Paul Simon would hit his songwriting stride with this album. The imagery and the poetry were outstanding and revealed him as a writer of depth and passion. Art Garfunkel’s beautiful voice not only engaged in wonderful harmonies but also soared above the mix. Parsley, Sage, Rosemary and Thyme is the first truly modern and mature Simon & Garfunkel album.
“Scarborough Fair/Canticle” begins the album by weaving two songs together. The anti-war message is subtle and the music is as delicate and beautiful as any ever produced. “7 O’clock News/Silent Night” bookends the other side of this release. The song may seem dated today but it sent a powerful message in the 1960s. A news report pasted against the Christmas hymn “Silent Night” was unique while it supplied protest in a very explicit manner.
“Homeward Bound” would prove to be a memorable song of loneliness and travel expressed with such beauty and poetry that it just flows through the mind. “The Dangling Conversation” is satire at its best; it even leaves the listener dangling. This is one of those songs that make you realize that Paul Simon is just smarter than most people, that his mind works differently.

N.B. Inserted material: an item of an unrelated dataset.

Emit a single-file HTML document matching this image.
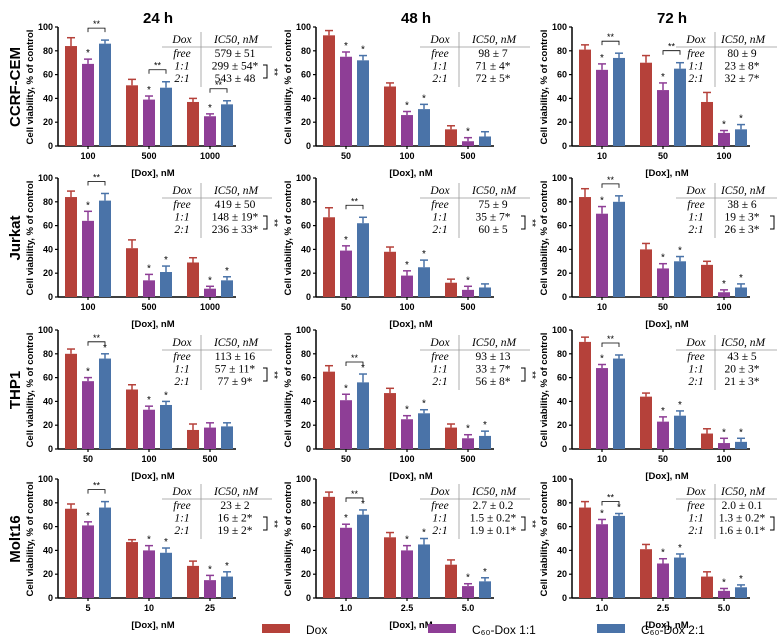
<!DOCTYPE html>
<html><head><meta charset="utf-8"><style>
body{margin:0;background:#fff}
svg{display:block;font-family:"Liberation Sans",sans-serif}
.tick{font-size:9px;font-weight:bold}
.tbl{font-family:"Liberation Serif",serif;font-size:11.5px}
</style></head><body>
<svg id="fig" width="778" height="643" viewBox="0 0 778 643"></svg>
<script>
const rowNames = ["CCRF-CEM","Jurkat","THP1","Molt16"];
const colNames = ["24 h","48 h","72 h"];
const doses = [
 [["100","500","1000"],["50","100","500"],["10","50","100"]],
 [["100","500","1000"],["50","100","500"],["10","50","100"]],
 [["50","100","500"],["50","100","500"],["10","50","100"]],
 [["5","10","25"],["1.0","2.5","5.0"],["1.0","2.5","5.0"]]
];
const doxValues = [
 [[84,51,37],[93,50,14],[81,70,37]],
 [[84,41,29],[67,38,12],[84,40,27]],
 [[80,50,16],[65,47,18],[90,44,13]],
 [[75,47,27],[85,51,28],[76,41,18]]
];
const c11Values = [
 [[69,39,25],[75,26,4],[64,47,11]],
 [[64,14,7],[39,18,6],[70,24,4]],
 [[57,33,18],[41,25,9],[68,23,5]],
 [[61,40,15],[59,40,10],[62,29,6]]
];
const c21Values = [
 [[86,49,35],[72,31,8],[74,65,14]],
 [[81,21,14],[62,25,8],[80,30,8]],
 [[76,37,19],[56,30,11],[76,28,6]],
 [[76,38,18],[70,45,14],[69,34,9]]
];
const doxErr = [
 [[7,5,3],[4,3,3],[4,6,8]],
 [[5,7,4],[8,4,3],[7,5,3]],
 [[4,4,5],[5,4,3],[4,3,4]],
 [[4,2,4],[4,4,4],[5,4,4]]
];
const c11Err = [
 [[4,3,2],[4,3,3],[5,6,2]],
 [[8,5,2],[4,4,3],[6,4,2]],
 [[3,3,4],[5,3,3],[3,4,4]],
 [[3,4,4],[3,4,2],[4,4,2]]
];
const c21Err = [
 [[3,5,3],[4,4,4],[4,5,4]],
 [[6,5,3],[5,6,3],[5,4,3]],
 [[4,3,3],[7,3,4],[3,4,3]],
 [[5,4,4],[4,5,3],[2,3,2]]
];
// star markers: p = purple, b = blue, B = bracket ** between purple and blue
const stars = [
 [["pB","pB","pB"],["pb","pb","p"],["pB","pB","pb"]],
 [["pB","pb","pb"],["pB","pb","p"],["pB","pb","pb"]],
 [["pbB","pb",""],["pbB","pb","pb"],["pB","pb","pb"]],
 [["pB","pb","pb"],["pbB","pb","pb"],["pbB","pb","pb"]]
];
const ic50 = [
 [["579 ± 51","299 ± 54*","543 ± 48"],["98 ± 7","71 ± 4*","72 ± 5*"],["80 ± 9","23 ± 8*","32 ± 7*"]],
 [["419 ± 50","148 ± 19*","236 ± 33*"],["75 ± 9","35 ± 7*","60 ± 5"],["38 ± 6","19 ± 3*","26 ± 3*"]],
 [["113 ± 16","57 ± 11*","77 ± 9*"],["93 ± 13","33 ± 7*","56 ± 8*"],["43 ± 5","20 ± 3*","21 ± 3*"]],
 [["23 ± 2","16 ± 2*","19 ± 2*"],["2.7 ± 0.2","1.5 ± 0.2*","1.9 ± 0.1*"],["2.0 ± 0.1","1.3 ± 0.2*","1.6 ± 0.1*"]]
];
const sideBracket = [[1,0,0],[1,1,1],[1,1,0],[1,1,1]];
const yTicks = [0,20,40,60,80,100];
const colors = ["#b5413a","#8e3e96","#4a73a8"];
const axX = [58,316,572];
const valShift = [0,0,-7];
const axTop = [27,178,330,479];
const H = 119, W = 178;
const svg = document.getElementById('fig');
const NS = "http://www.w3.org/2000/svg";
function mk(tag, attrs, parent, text){
  const e = document.createElementNS(NS, tag);
  for (const k in attrs) e.setAttribute(k, attrs[k]);
  if (text !== undefined) e.textContent = text;
  (parent||svg).appendChild(e); return e;
}
colNames.forEach((c,i)=>{
  const t = mk('text',{x:axX[i]+100,y:23,'text-anchor':'middle','font-size':'15','font-weight':'bold'},svg,c);
  
  
});
rowNames.forEach((r,j)=>{
  const cy = axTop[j]+60;
  const t = mk('text',{x:20,y:cy,'text-anchor':'middle','font-size':'15','font-weight':'bold',transform:`rotate(-90 20 ${cy})`},svg,r);
  
  
});
for (let r=0;r<4;r++) for (let c=0;c<3;c++){
  const x0 = axX[c], y0 = axTop[r];
  const g = mk('g',{});
  
  
  const yS = v => y0 + H - v/100*H;
  const gx = i => x0 + 30 + 61*i;
  mk('line',{x1:x0,y1:y0,x2:x0,y2:y0+H,stroke:'#000','stroke-width':1.5},g);
  mk('line',{x1:x0,y1:y0+H,x2:x0+W,y2:y0+H,stroke:'#000','stroke-width':1.5},g);
  yTicks.forEach(t=>{
    mk('line',{x1:x0-3,y1:yS(t),x2:x0,y2:yS(t),stroke:'#000','stroke-width':1.2},g);
    const tl = mk('text',{x:x0-5,y:yS(t)+3,'text-anchor':'end',class:'tick'},g,String(t));
    
    
  });
  const yt = mk('text',{x:x0-25,y:y0+60,'text-anchor':'middle','font-size':'9.5','font-weight':'bold',transform:`rotate(-90 ${x0-25} ${y0+60})`},g,'Cell viability, % of control');
  
  
  const xt = mk('text',{x:x0+95,y:y0+H+30,'text-anchor':'middle','font-size':'9.5','font-weight':'bold'},g,'[Dox], nM');
  
  
  const sets = [doxValues[r][c],c11Values[r][c],c21Values[r][c]];
  const errs = [doxErr[r][c],c11Err[r][c],c21Err[r][c]];
  for (let i=0;i<3;i++){
    mk('line',{x1:gx(i),y1:y0+H,x2:gx(i),y2:y0+H+3,stroke:'#000','stroke-width':1.2},g);
    const xl = mk('text',{x:gx(i),y:y0+H+13,'text-anchor':'middle',class:'tick'},g,doses[r][c][i]);
    
    
    for (let s=0;s<3;s++){
      const cx = gx(i) + (s-1)*17, v = sets[s][i], e = errs[s][i];
      const top = yS(v+e);
      mk('line',{x1:cx,y1:top,x2:cx,y2:yS(v),stroke:colors[s],'stroke-width':1.5},g);
      mk('line',{x1:cx-4,y1:top,x2:cx+4,y2:top,stroke:colors[s],'stroke-width':1.5},g);
      const b = mk('rect',{x:cx-6,y:yS(v),width:12,height:v/100*H,fill:colors[s]},g);
      
      
    }
    const st = stars[r][c][i];
    if (st.includes('p')) mk('text',{x:gx(i),y:yS(sets[1][i]+errs[1][i])-3,'text-anchor':'middle','font-size':'10'},g,'*');
    if (st.includes('b')) mk('text',{x:gx(i)+17,y:yS(sets[2][i]+errs[2][i])-3,'text-anchor':'middle','font-size':'10'},g,'*');
    if (st.includes('B')){
      const by = Math.min(yS(sets[1][i]+errs[1][i]), yS(sets[2][i]+errs[2][i])) - 12;
      mk('path',{d:`M${gx(i)} ${by+4}V${by}H${gx(i)+17}V${by+4}`,fill:'none',stroke:'#000','stroke-width':0.8},g);
      mk('text',{x:gx(i)+8.5,y:by-1,'text-anchor':'middle','font-size':'9'},g,'**');
    }
  }
  const vs = valShift[c];
  const tb = mk('g',{class:'tbl'},g);
  
  
  mk('line',{x1:x0+143,y1:y0+5,x2:x0+143,y2:y0+60,stroke:'#999','stroke-width':0.8},tb);
  mk('line',{x1:x0+104,y1:y0+20,x2:Math.min(x0+214,777),y2:y0+20,stroke:'#999','stroke-width':0.8},tb);
  mk('text',{x:x0+124,y:y0+16,'text-anchor':'middle','font-style':'italic'},tb,'Dox');
  mk('text',{x:x0+178+vs,y:y0+16,'text-anchor':'middle','font-style':'italic'},tb,'IC50, nM');
  ["free","1:1","2:1"].forEach((lab,k)=>{
    mk('text',{x:x0+124,y:y0+30+k*12.5,'text-anchor':'middle','font-style':'italic'},tb,lab);
    mk('text',{x:x0+177+vs,y:y0+30+k*12.5,'text-anchor':'middle'},tb,ic50[r][c][k]);
  });
  if (sideBracket[r][c]){
    const bx = x0+209+vs;
    mk('path',{d:`M${bx-4} ${y0+38}H${bx}V${y0+51}H${bx-4}`,fill:'none',stroke:'#000','stroke-width':1},tb);
    mk('text',{x:bx+4,y:y0+45,'font-size':'10','font-family':'Liberation Sans',transform:`rotate(90 ${bx+4} ${y0+45})`,'text-anchor':'middle'},tb,'**');
  }
}
const legend = mk('g',{});


[[262,'Dox'],[428,'C₆₀-Dox 1:1'],[597,'C₆₀-Dox 2:1']].forEach((L,k)=>{
  const sw = mk('rect',{x:L[0],y:624,width:28,height:9,fill:colors[k]},legend);
  
  
  const t = mk('text',{x:L[0]+44,y:634,'font-size':'12'},legend,L[1]);
  
  
});
</script>
</body></html>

Paul Simon does lighten up in places. “The 59th Street Bridge Song (Feelin’ Groovy)” is just a fun and goofy song. His humor usually had many layers to it, so this is a unique composition. “Cloudy” is another one of those S&G songs that is lost in the brilliance of their catalogue. It is upbeat and joyful and, further, any song that mentions both Tolstoy and Tinker Bell is way ahead of the game. “The Big Bright Green Pleasure Machine” is another up-tempo, hand clapping tune that in this case belies the message.
Parsley, Sage, Rosemary and Thyme had stiff competition when it was released. Blonde On Blonde, Pet Sounds and Revolver were its contemporaries. I remember wondering at the time if it was possible for Simon & Garfunkel to get any better. The answer would be a resounding yes!